• **TASK INPUT**
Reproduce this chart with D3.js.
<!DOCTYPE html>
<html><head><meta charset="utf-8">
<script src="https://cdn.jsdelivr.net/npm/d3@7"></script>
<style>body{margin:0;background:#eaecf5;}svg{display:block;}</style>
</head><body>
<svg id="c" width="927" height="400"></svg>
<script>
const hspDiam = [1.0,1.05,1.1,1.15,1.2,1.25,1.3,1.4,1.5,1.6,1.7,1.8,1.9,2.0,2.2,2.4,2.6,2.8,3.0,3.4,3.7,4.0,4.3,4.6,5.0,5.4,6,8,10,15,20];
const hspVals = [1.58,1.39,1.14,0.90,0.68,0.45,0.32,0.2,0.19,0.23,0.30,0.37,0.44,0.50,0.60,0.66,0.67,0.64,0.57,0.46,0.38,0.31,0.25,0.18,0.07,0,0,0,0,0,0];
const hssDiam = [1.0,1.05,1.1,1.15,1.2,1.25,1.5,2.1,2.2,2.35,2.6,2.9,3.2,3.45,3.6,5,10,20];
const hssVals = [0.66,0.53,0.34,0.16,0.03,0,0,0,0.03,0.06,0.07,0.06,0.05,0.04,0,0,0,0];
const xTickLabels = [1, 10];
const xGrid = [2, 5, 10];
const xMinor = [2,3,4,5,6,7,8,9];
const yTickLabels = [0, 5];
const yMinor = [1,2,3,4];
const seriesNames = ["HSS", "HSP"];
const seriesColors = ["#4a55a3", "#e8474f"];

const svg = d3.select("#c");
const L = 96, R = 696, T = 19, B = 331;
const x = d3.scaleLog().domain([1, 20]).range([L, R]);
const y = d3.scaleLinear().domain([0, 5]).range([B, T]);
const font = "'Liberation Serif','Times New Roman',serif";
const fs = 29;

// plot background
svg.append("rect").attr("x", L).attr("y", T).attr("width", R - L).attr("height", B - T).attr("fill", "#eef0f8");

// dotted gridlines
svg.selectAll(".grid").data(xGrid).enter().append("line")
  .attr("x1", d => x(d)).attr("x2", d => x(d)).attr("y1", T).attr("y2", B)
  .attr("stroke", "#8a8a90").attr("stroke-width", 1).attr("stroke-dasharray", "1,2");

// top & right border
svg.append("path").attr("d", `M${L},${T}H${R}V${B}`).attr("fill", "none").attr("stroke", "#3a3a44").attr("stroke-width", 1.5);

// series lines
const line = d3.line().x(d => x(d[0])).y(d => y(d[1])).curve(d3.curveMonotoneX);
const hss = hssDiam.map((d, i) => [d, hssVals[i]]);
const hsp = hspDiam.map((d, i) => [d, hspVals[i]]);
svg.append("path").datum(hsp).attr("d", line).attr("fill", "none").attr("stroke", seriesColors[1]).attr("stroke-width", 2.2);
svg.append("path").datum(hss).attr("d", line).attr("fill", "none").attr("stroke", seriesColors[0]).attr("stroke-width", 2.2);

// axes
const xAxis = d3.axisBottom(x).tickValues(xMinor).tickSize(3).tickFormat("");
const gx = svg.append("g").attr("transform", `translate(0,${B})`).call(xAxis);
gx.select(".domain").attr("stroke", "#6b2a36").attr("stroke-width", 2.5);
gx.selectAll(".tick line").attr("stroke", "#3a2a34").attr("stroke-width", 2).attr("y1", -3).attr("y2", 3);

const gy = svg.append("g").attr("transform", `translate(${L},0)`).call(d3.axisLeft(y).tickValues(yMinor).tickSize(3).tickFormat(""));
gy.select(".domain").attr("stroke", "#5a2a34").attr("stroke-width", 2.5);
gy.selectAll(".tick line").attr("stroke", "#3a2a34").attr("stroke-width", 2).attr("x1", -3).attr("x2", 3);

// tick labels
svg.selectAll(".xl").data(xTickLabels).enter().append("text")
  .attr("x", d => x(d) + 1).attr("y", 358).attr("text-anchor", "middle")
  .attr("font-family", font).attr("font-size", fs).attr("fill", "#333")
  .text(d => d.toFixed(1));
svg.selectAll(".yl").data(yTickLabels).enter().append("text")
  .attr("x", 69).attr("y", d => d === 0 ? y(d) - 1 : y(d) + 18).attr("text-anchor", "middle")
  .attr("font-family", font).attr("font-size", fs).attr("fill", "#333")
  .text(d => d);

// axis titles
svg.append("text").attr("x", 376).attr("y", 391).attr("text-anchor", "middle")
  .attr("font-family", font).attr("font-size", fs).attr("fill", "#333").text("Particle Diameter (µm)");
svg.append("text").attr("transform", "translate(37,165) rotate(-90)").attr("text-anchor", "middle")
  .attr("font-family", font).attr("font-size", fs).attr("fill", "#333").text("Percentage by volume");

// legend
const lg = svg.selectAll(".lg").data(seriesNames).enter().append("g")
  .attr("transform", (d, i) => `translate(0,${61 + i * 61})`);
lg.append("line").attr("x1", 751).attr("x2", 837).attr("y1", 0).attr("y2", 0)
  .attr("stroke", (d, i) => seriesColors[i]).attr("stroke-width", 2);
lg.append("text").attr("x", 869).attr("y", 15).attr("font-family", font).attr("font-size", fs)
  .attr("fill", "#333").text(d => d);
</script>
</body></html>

...

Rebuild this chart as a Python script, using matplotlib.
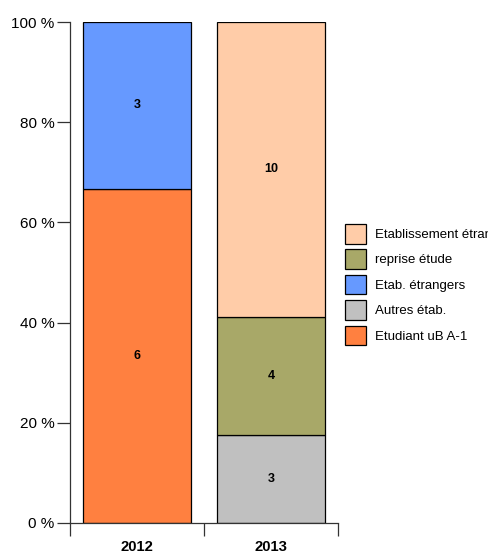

• **OBJECTIVE**
Each line that holds the word "script" should be extracted from the records.

• **THE REPLY**
<script src="https://cdn.jsdelivr.net/npm/d3@7"></script>
<script>
</script>
Rebuild this chart as a Python script, using matplotlib.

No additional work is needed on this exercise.